摘心したところのすぐ下にある葉の付け根から、「子ヅル」という新しいツルが3本ほど生えてきます。
この作業を5~8月の間に何度か行うと、株が大きくなって花もたくさん咲きますよ。
鉢植えの朝顔は行灯仕立てにする
鉢植えの場合は、数本の棒に輪がついた「行灯仕立て(あんどんじたて)」の支柱を使います。
伸びてきたツルを手で支柱に絡ませたり、ヒモで軽く結んだりしましょう。
つぼみが支柱の外側を向くようにするときれいですよ。
ツルが伸びてくるごとに、逐一誘引していくとベスト。
ツル同士が絡まってきたら手で外して、また支柱に絡ませてあげてください。
ネットに誘引してグリーンカーテンにする
グリーンカーテンにするなら、ネットに誘引します。
必要なものは以下のとおり。
- マス目が10㎝四方のネット
- 作りたいカーテン幅の長さがある支柱
- 紐やワイヤー
ネットの色は壁と同じにすると外観がよくなります。
できたら日が当たりやすいよう斜めに設置し、ネットの内側にプランターを置くのがポイントです。
ネットの上部と下部に支柱を通し、上側はベランダの手すりやサッシの金具、突っ張り棒などに固定しましょう。
下側は支柱に紐やワイヤーを結び、プランターにぐるりと回して固定するとビシッとネットが張れますよ。

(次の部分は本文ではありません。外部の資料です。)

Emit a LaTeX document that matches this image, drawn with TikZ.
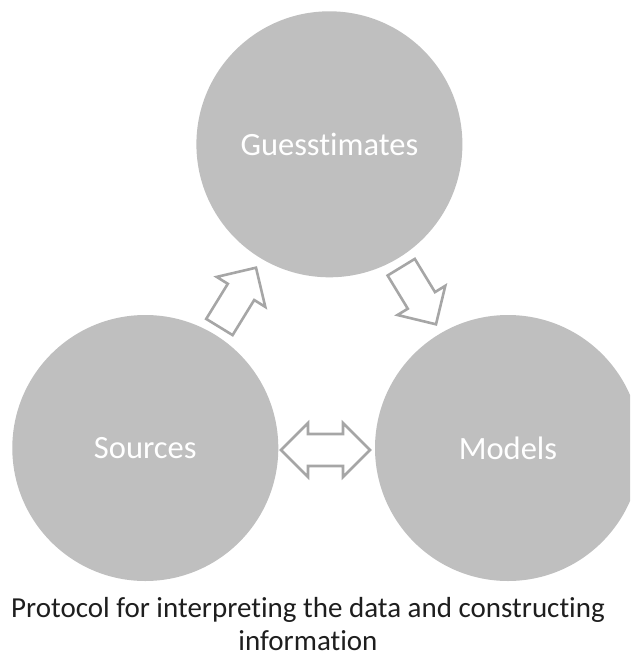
\documentclass[tikz,border=0pt]{standalone}
\usepackage{fontspec}
\setmainfont[Ligatures=CommonOff]{Carlito}
\definecolor{discgray}{HTML}{BFBFBF}
\definecolor{arrowgray}{HTML}{A6A6A6}
\definecolor{captiontext}{HTML}{1E1E1E}
\begin{document}
\begin{tikzpicture}[x=1pt,y=-1pt,
  disc/.style={circle, fill=discgray, minimum size=266pt, inner sep=0pt,
    text=white, font=\fontsize{32.5}{38}\selectfont},
  blockarrow/.style={draw=arrowgray, fill=white, line width=2.6pt, line join=miter},
  captionline/.style={anchor=base, inner sep=0pt, text=captiontext,
    font=\fontsize{29}{34}\selectfont}]
\useasboundingbox (0,0) rectangle (630,654);
\clip (0,0) rectangle (630,654);

% the three stages of the protocol
\node[disc] (guess) at (329.4,144.3) {Guesstimates};
\node[disc] (sources) at (145.3,448) {Sources};
\node[disc] (models) at (508,448) {Models};

% Sources -> Guesstimates
\draw[blockarrow] (206.2,318.9) -- (232.6,335.1) -- (254.2,300.0) -- (265.3,306.9)
  -- (256,267.7) -- (216.7,276.9) -- (227.8,283.8) -- cycle;

% Guesstimates -> Models
\draw[blockarrow] (387.6,275.5) -- (407.8,308.7) -- (397.5,315.0) -- (436,324.3)
  -- (445.3,285.8) -- (435.0,292.1) -- (414.8,258.9) -- cycle;

% Sources <-> Models
\draw[blockarrow] (281,450) -- (308,423) -- (308,434) -- (343,434) -- (343,423)
  -- (370,450) -- (343,477) -- (343,466) -- (308,466) -- (308,477) -- cycle;

% caption
\node[captionline] (cap1) at (308,617.3) {Protocol for interpreting the data and constructing};
\node[captionline] (cap2) at (308,650.7) {information};
\end{tikzpicture}
\end{document}
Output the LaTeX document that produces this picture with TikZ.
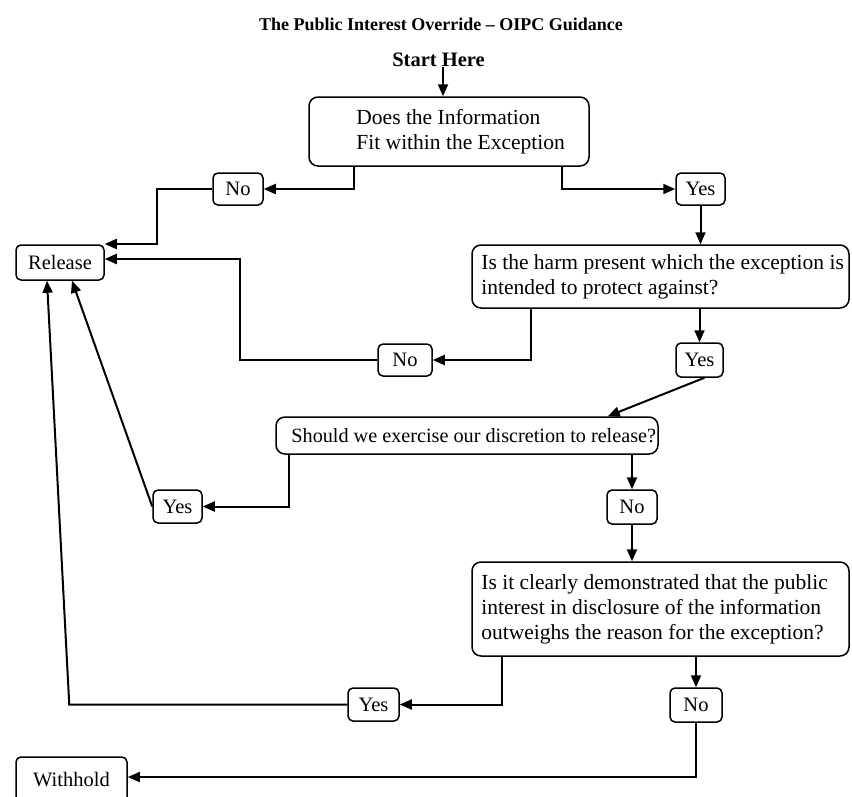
\documentclass[tikz,border=0pt]{standalone}
\usepackage{fontspec}
\setmainfont{Liberation Serif}
\usetikzlibrary{arrows.meta,calc}
\begin{document}
\begin{tikzpicture}[x=1pt,y=-1pt,
  conn/.style={line width=2pt, -{Triangle[length=12pt,width=10pt]}, line join=miter},
  qbox/.style={draw, line width=1.5pt, rounded corners=9pt, inner sep=0pt},
  lbox/.style={draw, line width=1.5pt, rounded corners=5pt, inner sep=0pt, font=\fontsize{20.5}{24}\selectfont},
  qtext/.style={inner sep=0pt, align=left, anchor=west, font=\fontsize{21.5}{25}\selectfont},
]
\useasboundingbox (0,0) rectangle (852,796);
\fill[white] (0,0) rectangle (852,796);

\node[font=\bfseries\fontsize{18}{22}\selectfont, inner sep=0pt] (title) at (441,24) {The Public Interest Override – OIPC Guidance};
\node[font=\bfseries\fontsize{20.5}{24}\selectfont, inner sep=0pt] (start) at (438.5,60) {Start Here};

\node[qbox, minimum width=280pt, minimum height=69pt] (q1) at (449,131.5) {};
\node[qtext] (q1t) at ([xshift=48pt]q1.west) {Does the Information\\Fit within the Exception};

\node[lbox, minimum width=50pt, minimum height=32pt] (no1) at (238,189) {No};
\node[lbox, minimum width=49pt, minimum height=32pt] (yes1) at (700.5,189) {Yes};
\node[lbox, minimum width=88pt, minimum height=35pt] (rel) at (60,262.5) {Release};

\node[qbox, minimum width=377pt, minimum height=63pt] (q2) at (660.5,276.5) {};
\node[qtext] (q2t) at ([xshift=10pt]q2.west) {Is the harm present which the exception is\\intended to protect against?};

\node[lbox, minimum width=54pt, minimum height=32pt] (no2) at (405,360) {No};
\node[lbox, minimum width=47pt, minimum height=34pt] (yes2) at (699.5,360) {Yes};

\node[qbox, minimum width=382pt, minimum height=37pt] (q3) at (467,435.5) {};
\node[qtext, font=\fontsize{20.2}{24}\selectfont] (q3t) at ([xshift=16pt]q3.west) {Should we exercise our discretion to release?};

\node[lbox, minimum width=49pt, minimum height=33pt] (yes3) at (177.5,506.5) {Yes};
\node[lbox, minimum width=50pt, minimum height=34pt] (no3) at (632,507) {No};

\node[qbox, minimum width=377pt, minimum height=94pt] (q4) at (660.5,609) {};
\node[qtext] (q4t) at ([xshift=10pt]q4.west) {Is it clearly demonstrated that the public\\interest in disclosure of the information\\outweighs the reason for the exception?};

\node[lbox, minimum width=51pt, minimum height=33pt] (yes4) at (373.5,704.5) {Yes};
\node[lbox, minimum width=52pt, minimum height=34pt] (no4) at (696,705) {No};
\node[lbox, minimum width=111pt, minimum height=46pt] (wh) at (71.5,780) {Withhold};

\draw[conn] ([xshift=4.5pt]start.south) -- ([xshift=4.5pt]start.south |- q1.north);
\draw[conn] ([xshift=46pt]q1.south west) |- (no1.east);
\draw[conn] (no1.west) -- ++(-55,0) |- ([yshift=18.5pt]rel.east);
\draw[conn] ([xshift=-28pt]q1.south east) |- (yes1.west);
\draw[conn] (yes1.south) -- (yes1.south |- q2.north);
\draw[conn] ([xshift=60pt]q2.south west) |- (no2.east);
\draw[conn] (no2.west) -- ++(-137,0) |- ([yshift=3.5pt]rel.east);
\draw[conn] (q2.south -| yes2) -- (yes2.north);
\draw[conn] ([xshift=5pt]yes2.south) -- ([xshift=-51pt]q3.north east);
\draw[conn] ([xshift=14pt]q3.south west) |- (yes3.east);
\draw[conn] (yes3.west) -- ([xshift=12pt]rel.south);
\draw[conn] (q3.south -| no3) -- (no3.north);
\draw[conn] (no3.south) -- (no3.south |- q4.north);
\draw[conn] ([xshift=31pt]q4.south west) |- (yes4.east);
\draw[conn] (yes4.west) -- ++(-278,0) -- ([xshift=-13pt]rel.south);
\draw[conn] (q4.south -| no4) -- (no4.north);
\draw[conn] (no4.south) |- ([yshift=3pt]wh.east);
\end{tikzpicture}
\end{document}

おうぎ型になるようにツルをネットに絡ませたり、紐で軽く結んだりしましょう。
成長してネットからはみ出たツルはカットしてください。
朝顔市(朝顔まつり)に行ってみよう!
毎年7月初旬になると、全国各地で朝顔市が開催されます。
そのなかでも今回は首都圏の代表的な朝顔市を2つピックアップ。
たくさんの朝顔の鉢植えが販売されるので、きっとお気に入りの一品が見つかりますよ。
入谷朝顔まつり(朝顔市)
朝顔市と言ったらここ!というほど代表的なのが「入谷朝顔まつり」。
2019年で71周年を迎えた、とても歴史ある朝顔まつりです。
朝顔市の期間中、入谷鬼子母神(真源寺)では、かわいらしい朝顔柄が入った数量限定の御朱印を授与しています(御朱印料は400円)。
■開催場所
台東区下谷にある「入谷鬼子母神(いりやきしもじん/真源寺)」と、その周辺。
■開催日時
土日祝は関係なく、毎年7月6日~8日に行われています。
時間は朝5時~23時まで。
草加朝顔市
草加市内の園芸農家が育てた、800鉢にもおよぶ朝顔が販売される朝顔市です。
価格は1鉢1,500円(税込み)。
また、1鉢購入ごとに草加せんべいが1枚ついてくるという嬉しい特典つきです。
朝顔だけでなく、草加せんべい、皮革製品、ゆかた染めなど、草加の特産品を中心に、焼きそばやかき氷の出店も楽しめます。
■開催場所
国指定名勝である、おくのほそ道の風景地・草加松原(百代橋南側)で行われます。
■開催日時
7月上旬(毎年7月の第一日曜日が開催予定日ですが、その年によって異なることもあるので公式ホームページで確認してみてください)。
夏の風物詩・朝顔を育てて美しい花を楽しもう
朝顔はとても育てやすく、日当たりのいい場所でたっぷり水をあげれば、青や紫、白などのきれいな花を咲かせてくれます。
爽やかな青や可愛らしい赤など、涼しげで美しい花が魅力的なだけでなく、グリーンカーテンにすればおしゃれな日よけにもなって一石二鳥。
小学生が夏休みに育てることも多いので、お子さんは鉢植え、お母さんはグリーンカーテン、というように親子で朝顔を育ててみるのも楽しいですね。
幅広い品種があるので、いくつかミックスしていろいろな花を観賞するのもおすすめです。
ぜひ夏の風物詩である朝顔を育てて、童心に返って夏を楽しんでみてくださいね。